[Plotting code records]

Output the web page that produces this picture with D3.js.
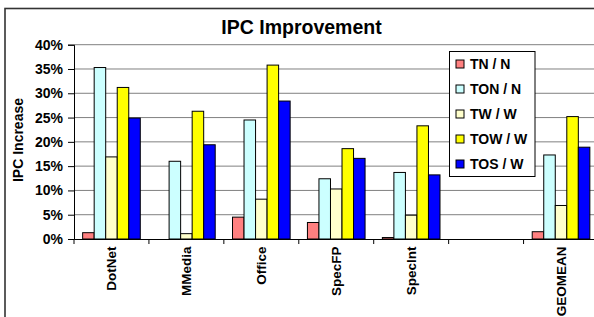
<!DOCTYPE html>
<html>
<head>
<meta charset="utf-8">
<script src="https://cdn.jsdelivr.net/npm/d3@7"></script>
<style>
body{margin:0;background:#fff;}
svg{display:block;font-family:Arial,"Liberation Sans",sans-serif;font-weight:bold;}
</style>
</head>
<body>
<svg id="chart" width="594" height="317"></svg>
<script>
const categories = ["DotNet","MMedia","Office","SpecFP","SpecInt","","GEOMEAN"];
const seriesNames = ["TN / N","TON / N","TW / W","TOW / W","TOS / W"];
const seriesColors = ["#FF8080","#CCFFFF","#FFFFCC","#FFFF00","#0000FF"];
const tnN   = [0.013, 0.000, 0.045, 0.034, 0.003, null, 0.015];
const tonN  = [0.353, 0.160, 0.245, 0.124, 0.137, null, 0.173];
const twW   = [0.169, 0.011, 0.082, 0.103, 0.049, null, 0.069];
const towW  = [0.312, 0.263, 0.358, 0.186, 0.233, null, 0.252];
const tosW  = [0.249, 0.194, 0.284, 0.166, 0.132, null, 0.189];
const yTicks = [0,0.05,0.10,0.15,0.20,0.25,0.30,0.35,0.40];
const seriesValues = [tnN, tonN, twW, towW, tosW];

const svg = d3.select("#chart");
// outer chart frame
svg.append("rect").attr("x",5).attr("y",8.5).attr("width",620).attr("height",330)
  .attr("fill","#fff").attr("stroke","#333").attr("stroke-width",1.6);

const x = d3.scaleBand().domain(categories).range([74, 598.5]).padding(0);
const bw = x.bandwidth();
const xs = d3.scaleBand().domain(seriesNames)
  .range([bw*0.75/6.5, bw - bw*0.75/6.5]).padding(0);
const y = d3.scaleLinear().domain([0,0.4]).range([239, 44.7]);

// gridlines
svg.append("g").selectAll("line").data(yTicks.filter(d=>d>0)).join("line")
  .attr("x1",74).attr("x2",600).attr("y1",d=>y(d)).attr("y2",d=>y(d))
  .attr("stroke","#808080").attr("stroke-width",1);

// bars
const gCat = svg.append("g").selectAll("g").data(categories).join("g")
  .attr("transform",d=>`translate(${x(d)},0)`);
gCat.each(function(c,ci){
  const g = d3.select(this);
  seriesNames.forEach((s,si)=>{
    const v = seriesValues[si][ci];
    if(v===null) return;
    g.append("rect")
      .attr("x", xs(s)).attr("width", xs.bandwidth())
      .attr("y", y(v)).attr("height", Math.max(0, y(0)-y(v)))
      .attr("fill", seriesColors[si]).attr("stroke","#000").attr("stroke-width",1);
  });
});

// y axis
const yAxis = d3.axisLeft(y).tickValues(yTicks).tickFormat(d3.format(".0%")).tickSize(6).tickPadding(5);
const ya = svg.append("g").attr("transform","translate(74,0)").call(yAxis);
ya.select(".domain").attr("stroke","#000");
ya.selectAll(".tick line").attr("stroke","#000");
ya.selectAll("text").attr("font-size",14).attr("font-weight","bold").attr("fill","#000")
  .attr("font-family",'Arial,"Liberation Sans",sans-serif');

// x axis
const xAxis = d3.axisBottom(x).tickValues([]).tickSizeOuter(0);
const xa = svg.append("g").attr("transform","translate(0,239)").call(xAxis);
xa.select(".domain").attr("stroke","#000");
xa.selectAll("line.cat").data(categories.concat(["end"])).join("line").attr("class","cat")
  .attr("x1",(d,i)=>74+i*bw).attr("x2",(d,i)=>74+i*bw).attr("y1",0).attr("y2",5).attr("stroke","#000");
xa.selectAll("text.lbl").data(categories).join("text").attr("class","lbl")
  .attr("transform",d=>`translate(${x(d)+bw/2},7.5) rotate(-90)`)
  .attr("text-anchor","end").attr("dy","0.35em")
  .attr("font-size",13.5).attr("fill","#000").text(d=>d);

// title
svg.append("text").attr("x",301.5).attr("y",34).attr("text-anchor","middle")
  .attr("font-size",19.5).attr("fill","#000").text("IPC Improvement");

// y title
svg.append("text").attr("transform","translate(18,140) rotate(-90)")
  .attr("text-anchor","middle").attr("dy","0.35em").attr("font-size",14).attr("fill","#000")
  .text("IPC Increase");

// legend
const lg = svg.append("g");
lg.append("rect").attr("x",449.5).attr("y",51.5).attr("width",85.5).attr("height",125)
  .attr("fill","#fff").attr("stroke","#000").attr("stroke-width",1);
const li = lg.selectAll("g").data(seriesNames).join("g")
  .attr("transform",(d,i)=>`translate(0,${64+i*25})`);
li.append("rect").attr("x",456).attr("y",-4).attr("width",8).attr("height",8)
  .attr("fill",(d,i)=>seriesColors[i]).attr("stroke","#000").attr("stroke-width",1);
li.append("text").attr("x",470).attr("dy","0.35em").attr("font-size",14).attr("fill","#000").text(d=>d);
</script>
</body>
</html>
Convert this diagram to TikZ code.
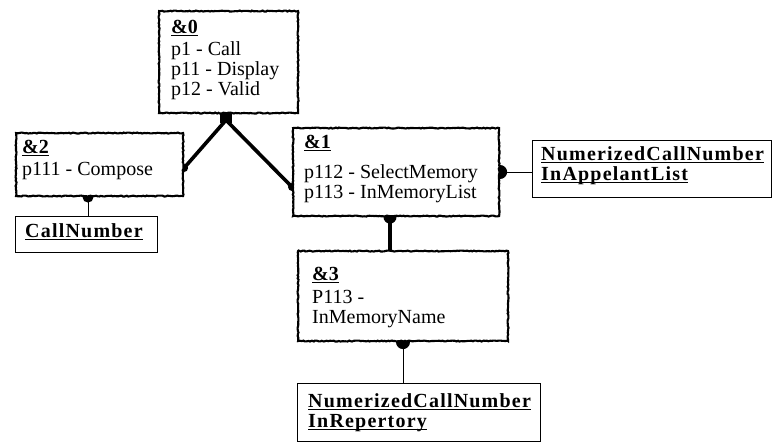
\documentclass[tikz,border=0pt]{standalone}
\usepackage{fontspec}
\setmainfont{Liberation Serif}
\newfontfamily\entfont[LetterSpace=6]{Liberation Serif}
\usetikzlibrary{calc,decorations.pathmorphing}
\pgfdeclarelayer{bg}
\pgfsetlayers{bg,main}
% underline sitting just below the baseline, through descenders
\newcommand\ulx[1]{\setbox0\hbox{#1}\rlap{\vrule width\wd0 height -1.5pt depth 2.9pt}\box0}
% stack of text lines with a fixed baseline distance
\newcommand\stk[2]{\vtop{\baselineskip=#1\lineskiplimit=-40pt\lineskip=0pt #2}}
\newcommand\lineof[1]{\hbox{#1}}
\begin{document}
\begin{tikzpicture}[x=1pt,y=-1pt,
  opbox/.style={draw, fill=white, line width=2.1pt, inner sep=0pt, anchor=north west,
    decorate, decoration={random steps, segment length=1.7pt, amplitude=0.5pt}},
  entbox/.style={draw, fill=white, line width=1pt, inner sep=0pt, anchor=north west},
  txt/.style={anchor=base west, inner sep=0pt, font=\fontsize{20}{20}\selectfont},
  enttxt/.style={anchor=base west, inner sep=0pt, font=\fontsize{20}{20}\entfont\bfseries},
  link/.style={line width=3.6pt},
  thinlink/.style={line width=1pt},
]
\useasboundingbox (0,0) rectangle (772,442);
\pgfmathsetseed{7}

% operation boxes
\node[opbox, minimum width=139pt, minimum height=102pt] (b0) at (158,10) {};
\node[opbox, minimum width=167pt, minimum height=63pt] (b2) at (15,132) {};
\node[opbox, minimum width=206pt, minimum height=88pt] (b1) at (292,127) {};
\node[opbox, minimum width=210pt, minimum height=90pt] (b3) at (297,250) {};

% entity boxes
\node[entbox, minimum width=142pt, minimum height=36pt] (e1) at (15,216) {};
\node[entbox, minimum width=239pt, minimum height=57pt] (e2) at (532,140) {};
\node[entbox, minimum width=243pt, minimum height=58pt] (e3) at (297,383) {};

% texts
\node[txt] (t0) at (171,33) {\stk{20pt}{\lineof{\ulx{\bfseries\&0}}\vskip2pt
  \lineof{p1 - Call}\lineof{p11 - Display}\lineof{p12 - Valid}}};
\node[txt] (t2) at (22,153) {\stk{20pt}{\lineof{\ulx{\bfseries\&2}}\vskip2pt
  \lineof{p111 - Compose}}};
\node[txt] (t1) at (304,148) {\stk{19.5pt}{\lineof{\ulx{\bfseries\&1}}\vskip11pt
  \lineof{p112 - SelectMemory}\lineof{p113 - InMemoryList}}};
\node[txt] (t3) at (312,280) {\stk{20pt}{\lineof{\ulx{\bfseries\&3}}\vskip3pt
  \lineof{P113 -}\lineof{InMemoryName}}};

\node[enttxt] (u1) at (25,237) {\ulx{CallNumber}};
\node[enttxt] (u2) at (541,160) {\stk{20pt}{\lineof{\ulx{NumerizedCallNumber}}\lineof{\ulx{InAppelantList}}}};
\node[enttxt] (u3) at (308,407) {\stk{20pt}{\lineof{\ulx{NumerizedCallNumber}}\lineof{\ulx{InRepertory}}}};

% connection points
\coordinate (j0) at ($(b0.south west)+(68,0)$);
\coordinate (j0x) at ($(j0)+(0,6)$);
\coordinate (p2) at ($(b2.north east)+(0,36)$);
\coordinate (p1) at ($(b1.north west)+(0,60)$);
\coordinate (q1) at ($(b1.south west)+(98,0)$);
\coordinate (q3) at (q1 |- b3.north);
\coordinate (r3) at ($(b3.south west)+(106,0)$);
\coordinate (r4) at (r3 |- e3.north);
\coordinate (s1) at ($(b1.north east)+(0,45)$);
\coordinate (s2) at (s1 -| e2.west);
\coordinate (v1) at ($(b2.south west)+(73,0)$);
\coordinate (v2) at (v1 |- e1.north);

\begin{pgfonlayer}{bg}
  % decomposition links
  \fill ($(j0)+(-6,-2)$) rectangle ($(j0)+(6,9)$);
  \draw[link] (j0x) -- (p2);
  \draw[link] (j0x) -- (p1);
  \fill (p2) circle (4);
  \fill (p1) circle (4);
  \draw[link] (q1) -- (q3);
  \fill (q1) circle (6.5);
  % entity links
  \draw[thinlink] (r3) -- (r4);
  \fill (r3) circle (7);
  \draw[thinlink] (s1) -- (s2);
  \fill (s1) circle (7);
  \draw[thinlink] (v1) -- (v2);
  \fill (v1) circle (5.5);
\end{pgfonlayer}
\end{tikzpicture}
\end{document}
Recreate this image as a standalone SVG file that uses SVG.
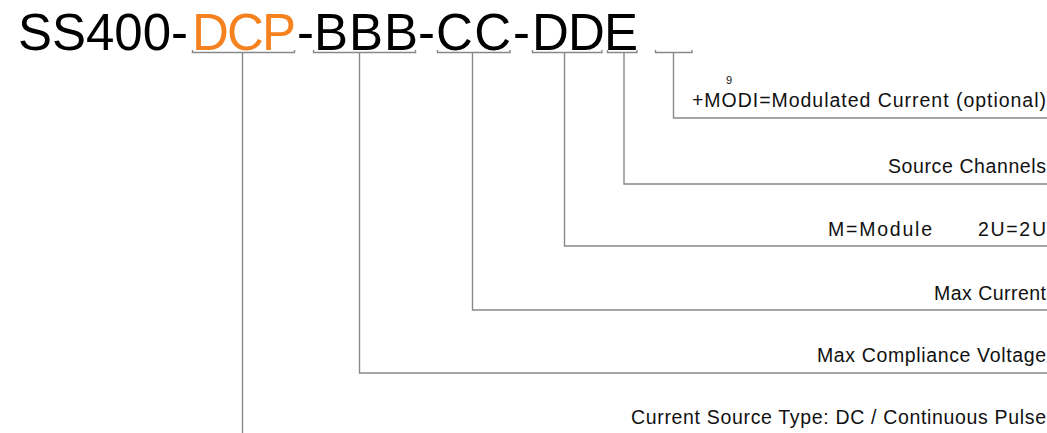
<svg xmlns="http://www.w3.org/2000/svg" width="1047" height="433" viewBox="0 0 1047 433">
<style>
.t{font-family:"Liberation Sans",Arial,sans-serif;font-size:51px;fill:#000}
.o{fill:#F5821F}
.l{font-family:"Liberation Sans",Arial,sans-serif;font-size:19.5px;fill:#111}
.s{font-family:"Liberation Sans",Arial,sans-serif;font-size:11px;fill:#111}
.c{fill:none;stroke:#888;stroke-width:1.4}
</style>
<rect width="1047" height="433" fill="#fff"/>
<g id="title">
<text class="t" x="18" y="50" textLength="170" lengthAdjust="spacing">SS400-</text>
<text class="t o" x="192" y="50" textLength="104" lengthAdjust="spacing">DCP</text>
<text class="t" x="297" y="50">-</text>
<text class="t" x="314" y="50" textLength="104" lengthAdjust="spacing">BBB</text>
<text class="t" x="418" y="50">-</text>
<text class="t" x="436" y="50" textLength="75" lengthAdjust="spacing">CC</text>
<text class="t" x="513" y="50">-</text>
<text class="t" x="532" y="50" textLength="106" lengthAdjust="spacing">DDE</text>
</g>
<g id="connectors">
<path class="c" d="M192.5,50 V52.5 H294.5 V50 M242.5,52.5 V433"/>
<path class="c" d="M313.5,50 V52.5 H415.5 V50 M359.5,52.5 V373 H1047"/>
<path class="c" d="M437.5,50 V52.5 H510 V50 M472.5,52.5 V310 H1047"/>
<path class="c" d="M532.5,50 V52.5 H602 V50 M564.5,52.5 V246 H1047"/>
<path class="c" d="M607.5,50 V52.5 H637 V50 M624,52.5 V184 H1047"/>
<path class="c" d="M655.5,50 V52.5 H692 V50 M673.5,52.5 V118 H1047"/>
</g>
<g id="label-modi">
<text class="s" x="726" y="84">9</text>
<text class="l" x="692" y="107" textLength="354" lengthAdjust="spacing">+MODI=Modulated Current (optional)</text>
</g>
<g id="label-channels"><text class="l" x="888" y="173" textLength="158" lengthAdjust="spacing">Source Channels</text></g>
<g id="label-module"><text class="l" x="828" y="236" textLength="104" lengthAdjust="spacing">M=Module</text><text class="l" x="978" y="236" textLength="68" lengthAdjust="spacing">2U=2U</text></g>
<g id="label-current"><text class="l" x="934" y="300" textLength="112" lengthAdjust="spacing">Max Current</text></g>
<g id="label-voltage"><text class="l" x="817" y="362" textLength="229" lengthAdjust="spacing">Max Compliance Voltage</text></g>
<g id="label-type"><text class="l" x="631" y="424" textLength="415" lengthAdjust="spacing">Current Source Type: DC / Continuous Pulse</text></g>
</svg>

EXERCISE REQUIREMENTS:
From the listing above, pick out every line containing "that".

RESPONSE TO THE TASK:
Output the web page that produces this picture with D3.js.
Recreate this image as a standalone SVG file that uses SVG.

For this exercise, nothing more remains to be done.